Through collaboration with JR East, passengers became able to use Pasmo interchangeably with Suica to ride nearly any railway, metro, or bus in the Tokyo metropolitan area in 2007. Transit systems/lines outside the Pasmo system but usable with the Pasmo card included JR East lines in the Kanto, Niigata and Sendai area, the Tokyo Monorail, Saitama New Urban Transit (New Shuttle), Sendai Airport Transit, Tokyo Waterfront Area Rapid Transit (Rinkai Line), and JR Bus Kanto (local buses in the Mito area).
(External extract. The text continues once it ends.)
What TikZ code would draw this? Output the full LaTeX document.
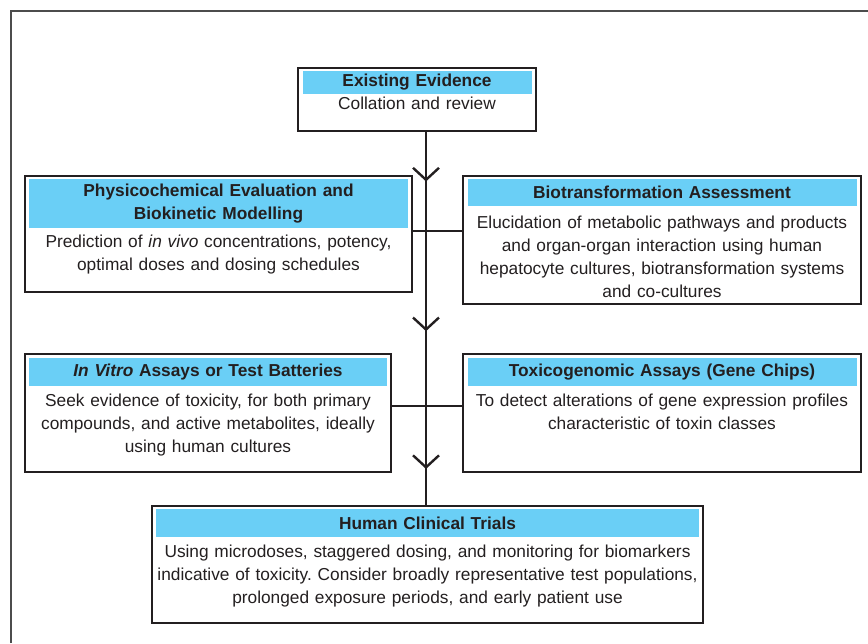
\documentclass[tikz,border=0pt]{standalone}
\usepackage{fontspec}
\setmainfont{Liberation Sans}
\usetikzlibrary{positioning}
\usetikzlibrary{arrows.meta}
\usetikzlibrary{decorations.markings}
\definecolor{headblue}{RGB}{106,207,246}
\definecolor{ink}{RGB}{35,31,32}
\newcommand{\txt}{\fontsize{17.3}{23}\selectfont}
\frenchspacing

\begin{document}
\begin{tikzpicture}[x=1pt, y=-1pt,
    box/.style={draw=ink, line width=2.6pt, rectangle, inner sep=0pt},
    head/.style={fill=headblue, text=ink, font=\txt\bfseries, align=center,
      inner xsep=2pt, inner ysep=5pt, minimum height=28pt},
    body/.style={text=ink, font=\txt, align=center, inner sep=0pt},
    link/.style={draw=ink, line width=2.4pt},
    barb/.style={decoration={markings,
      mark=at position 0.132 with {\arrow{Straight Barb[length=12pt,width=26pt]}},
      mark=at position 0.534 with {\arrow{Straight Barb[length=12pt,width=26pt]}},
      mark=at position 0.904 with {\arrow{Straight Barb[length=12pt,width=26pt]}}},
      postaction={decorate}}]
    \useasboundingbox (0,0) rectangle (868,643);
    \draw[black!70, line width=1.4pt] (11,643) -- (11,11) -- (868,11);
    \coordinate (spine) at (426,0);

    \node[box, minimum width=238pt, minimum height=63pt] (evid) at (417,99.5) {};
    \node[head, text width=225pt, inner ysep=3pt, minimum height=23pt, below=4pt of evid.north] (evidhead) {Existing Evidence};
    \node[body, text width=230pt, below=3pt of evidhead] (evidtext) {Collation and review};

    \node[box, minimum width=387pt, minimum height=116pt] (physio) at (218.5,234) {};
    \node[head, text width=375pt, below=4pt of physio.north] (physiohead)
      {Physicochemical Evaluation and\\Biokinetic Modelling};
    \node[body, text width=380pt, below=6pt of physiohead] (physiotext)
      {Prediction of \textit{in vivo} concentrations, potency,\\optimal doses and dosing schedules};

    \node[box, minimum width=398pt, minimum height=128pt] (biotrans) at (662,240) {};
    \node[head, text width=385pt, minimum height=27pt, below=4pt of biotrans.north] (biotranshead)
      {Biotransformation Assessment};
    \node[body, text width=390pt, below=10pt of biotranshead] (biotranstext)
      {Elucidation of metabolic pathways and products\\and organ-organ interaction using human\\hepatocyte cultures, biotransformation systems\\and co-cultures};

    \node[box, minimum width=366pt, minimum height=118pt] (vitro) at (208,413) {};
    \node[head, text width=354pt, below=5pt of vitro.north] (vitrohead)
      {\textit{In Vitro} Assays or Test Batteries};
    \node[body, text width=360pt, below=8pt of vitrohead] (vitrotext)
      {Seek evidence of toxicity, for both primary\\compounds, and active metabolites, ideally\\using human cultures};

    \node[box, minimum width=398pt, minimum height=118pt] (toxgen) at (662,413) {};
    \node[head, text width=385pt, below=5pt of toxgen.north] (toxgenhead)
      {Toxicogenomic Assays (Gene Chips)};
    \node[body, text width=390pt, below=8pt of toxgenhead] (toxgentext)
      {To detect alterations of gene expression profiles\\characteristic of toxin classes};

    \node[box, minimum width=551pt, minimum height=117pt] (clinic) at (427.5,564.5) {};
    \node[head, text width=539pt, below=4pt of clinic.north] (clinichead)
      {Human Clinical Trials};
    \node[body, text width=545pt, below=8pt of clinichead] (clinictext)
      {Using microdoses, staggered dosing, and monitoring for biomarkers\\indicative of toxicity. Consider broadly representative test populations,\\prolonged exposure periods, and early patient use};

    \path[link] ([yshift=3pt]physio.east) -- ([yshift=3pt]physio.east -| biotrans.west);
    \path[link] ([yshift=7pt]vitro.east) -- ([yshift=7pt]toxgen.west);
    \path[link, barb] (evid.south -| spine) -- (clinic.north -| spine);
  \end{tikzpicture}
\end{document}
In 2013, interoperation was extended country-wide, and Pasmo became usable across Japan as part of the Nationwide Mutual Usage Service.

On July 22, 2014, Nintendo added support for Suica and Pasmo in the Nintendo eShop through the NFC function of the Wii U GamePad and the New Nintendo 3DS. The service was discontinued on January 18, 2022.